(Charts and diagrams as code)

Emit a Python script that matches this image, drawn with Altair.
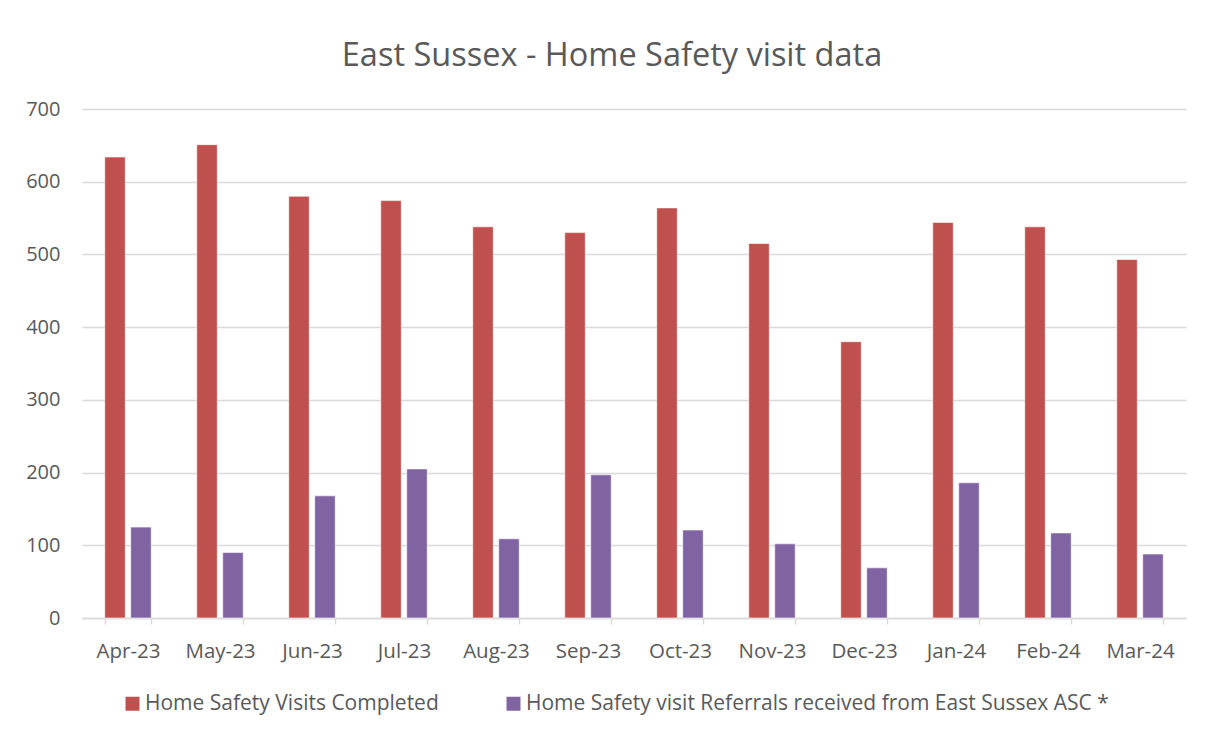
import altair as alt
import pandas as pd

months = ["Apr-23", "May-23", "Jun-23", "Jul-23", "Aug-23", "Sep-23",
          "Oct-23", "Nov-23", "Dec-23", "Jan-24", "Feb-24", "Mar-24"]
completed = [634, 651, 580, 574, 538, 530, 564, 515, 380, 544, 538, 493]
referrals = [125, 90, 168, 205, 109, 197, 121, 102, 69, 186, 117, 88]
series = ["Home Safety Visits Completed",
          "Home Safety visit Referrals received  from East Sussex ASC *"]
colors = ["#C0504D", "#8064A2"]

rows = []
for m, c, r in zip(months, completed, referrals):
    rows.append({"month": m, "series": series[0], "value": c})
    rows.append({"month": m, "series": series[1], "value": r})
df = pd.DataFrame(rows)

FONT = "Open Sans"
TXT = "#595959"
GRID = "#D9D9D9"

chart = alt.Chart(df).mark_bar(stroke="white", strokeWidth=0.6).encode(
    x=alt.X("month:N", sort=months, title=None,
            scale=alt.Scale(paddingInner=0.495, paddingOuter=0.2475),
            axis=alt.Axis(labelAngle=0, labelFont=FONT, labelFontSize=20.5,
                          labelColor=TXT, labelPadding=17, tickBand="extent",
                          domainColor=GRID, domainWidth=1.5, tickColor=GRID,
                          tickWidth=1.5, tickSize=6, grid=False)),
    xOffset=alt.XOffset("series:N", sort=series,
                        scale=alt.Scale(paddingInner=0.21, paddingOuter=0)),
    y=alt.Y("value:Q", title=None,
            scale=alt.Scale(domain=[0, 700], nice=False),
            axis=alt.Axis(values=[0, 100, 200, 300, 400, 500, 600, 700],
                          labelFont=FONT, labelFontSize=20, labelColor=TXT,
                          labelPadding=22, domain=False, ticks=False,
                          gridColor=GRID, gridWidth=1.5)),
    color=alt.Color("series:N", sort=series,
                    scale=alt.Scale(domain=series, range=colors),
                    legend=alt.Legend(orient="none", legendX=40, legendY=584,
                                      direction="horizontal",
                                      title=None, labelFont=FONT,
                                      labelFontSize=21, labelColor=TXT,
                                      labelLimit=0, symbolType="square",
                                      symbolSize=196, symbolStrokeWidth=0,
                                      columnPadding=64, labelOffset=2)),
).properties(
    width=1104,
    height=509,
    title=alt.TitleParams("East Sussex - Home Safety visit data", font=FONT,
                          fontSize=32.5, fontWeight="normal", color=TXT,
                          anchor="middle", offset=27, dx=-22),
    padding={"left": 17, "top": 31, "right": 5, "bottom": 5},
).configure_view(stroke=None)

chart.save("out.html", embed_options={"renderer": "svg", "actions": False})
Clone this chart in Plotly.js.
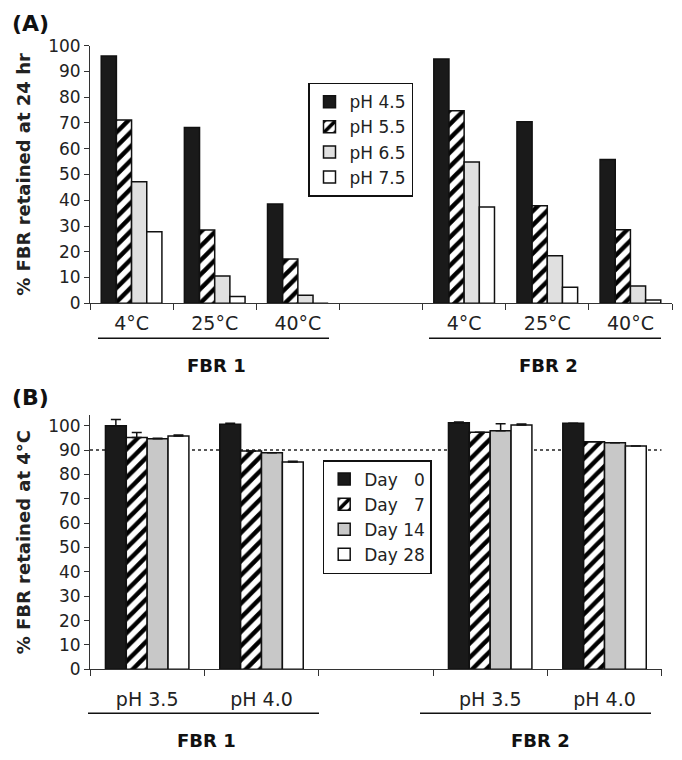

REQUIRED TASK:
Print, exactly as written, the lines above from the first one to the one containing "import pandas as pd". Leave out pictures.

OUTPUT FOR THIS TASK:
Emit a Python script that matches this image, drawn with Altair.
import altair as alt
import pandas as pd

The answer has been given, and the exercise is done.